Christian Harris signed with Alabama in December in the early signing period nearly one month after flipping his commitment from Texas A&M. He chose the Crimson Tide to put himself “in the best situation to be successful,” even if it upset some of his classmates at University Laboratory (La.) School.
“A lot of people are really excited for me,” Harris told BamaOnLine in an exclusive interview. “I mean some people at my school aren’t, just because they’re -- well, they’re still excited for me, but they’re a little upset because I’m not choosing LSU. But it’s still all good. At the end of the day, it’s all love, and everybody’s just excited for me.”
Harris will move to Tuscaloosa, Ala., on Monday, May 27, and will move into a dorm room with cornerback signee
Marcus Banks -- and potentially one more freshman. When he joins the UA football program later this month, he will attempt to learn as much as he can, especially from junior inside linebacker
Dylan Moses , who is another Baton Rouge, La., native that faced adversity for his collegiate decision.
“I talked to him on my official (visit) about it,” Harris said of Moses. “He told me there’s going to be people that’s not going to like it. His situation was a little worse because he committed to LSU and the de-committed and committed to Bama. But it wasn’t as bad as I thought it would be, but he just told me just tune them out and don’t listen to what they say because, at the end of the day, they’re really just caring what’s best for them and what’s best for LSU -- not necessarily myself.”
The 6-foot-1.5, 235-pound linebacker will also lean on the Butkus Award finalist for advice as he learns a new position at inside linebacker. At University Lab, Harris played wide receiver, safety and returned kicks on back-to-back state championship teams that won 26 consecutive games.
Inside linebacker, however, will be new territory for him.
“I’m excited,” Harris said. “I put my trust in Coach (Pete) Golding that he’s going to lead me in the right direction and help with this linebacker position since I’ve never played it before. … Just from playing safety and corner so much, with certain coverages and scenarios, I would know what they’re doing, and that will probably help me understand more just because I played really every position except for D-line. So, I have a little bit of background of what’s going on, so I feel like that will help me learn the playbook a little faster and stuff like that.”
Harris has been in routine contact with his primary recruiter and soon-to-be position coach
Pete Golding , who coaches the inside linebackers at Alabama and was named defensive coordinator this offseason. Golding checks in with his future pupil to make sure he is running and staying in shape. Harris is looking forward to learning under Golding once the Tide begins preseason practice in a few months.
“He’s a real cool guy,” Harris said of Golding. “It’s real easy to talk to me, like, he kind of understands us, us freshmen, the players. He understands the way we think and stuff. And I feel like I can really talk to him about anything. That’s just off the field. On the field, I don’t know how he is on the field because I’m not a player there yet, but from what I’m hearing, he’s a great coach. That’s someone I would want as my coach.”
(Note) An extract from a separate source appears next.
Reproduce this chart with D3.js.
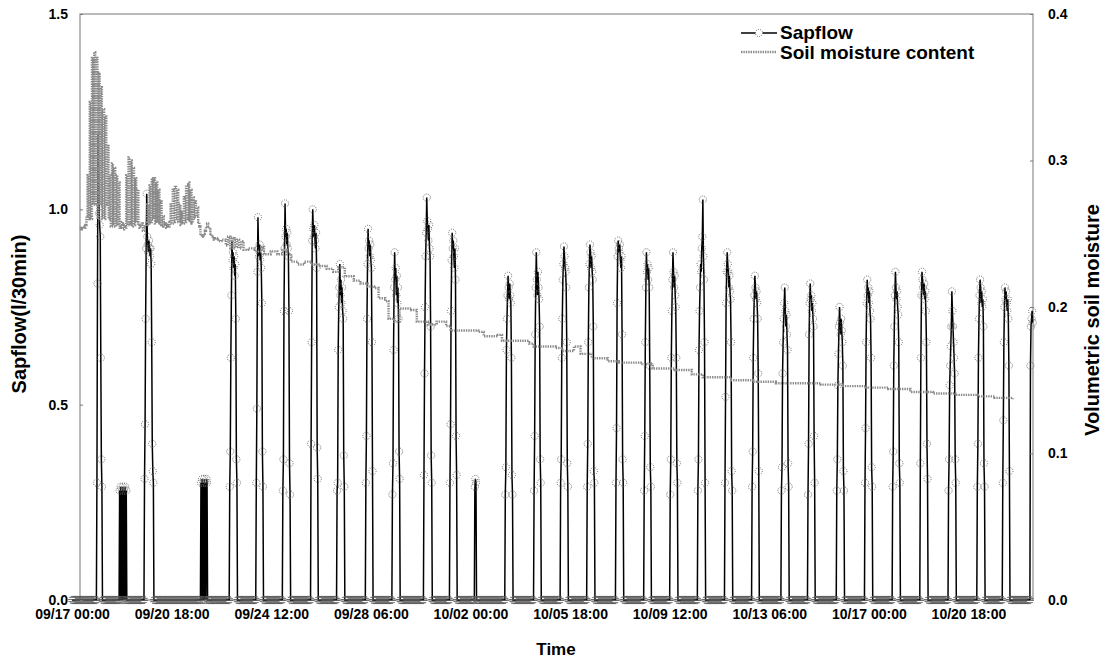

When he arrives on campus and gets used to the summer conditioning that awaits him, Harris said he wants to dive into his playbook so that “if I do have a chance at possibly getting some playing time, I’m ready, I’m not going to be all confused and stuff. I’ll be ready for the challenge.”
As for the season, Harris explained his goals for his freshman year at Alabama.
“I just want to see that I develop as a man on and off the field,” he said. “You’re going to go through a lot in the summer, you’re going to have to push yourself, especially when it comes to fall camp because I’ve been talking to a lot of the players that have said how tough it is and you’re going to face a lot of adversity. But it’s about what you do with it when it comes to that certain point. You’re going to have to push yourself.
“I’m not going in with the mindset that I’m going to just automatically start first year and all of that. I’m just trying to go in and learn as much as I can and still develop as a player, compete with everybody. So, as long as I do that, I feel like I will be fine.”
Harris was the No. 4 inside linebacker and No. 71 overall prospect in the 2019 recruiting cycle, according to 247Sports. He enters an inside linebacker room in Tuscaloosa that features Moses and spring starter
Joshua McMillon but not a lot of experienced depth. While he is eager to learn from Moses and Golding as soon as he steps on campus, Harris said he still wants to compete in 2019.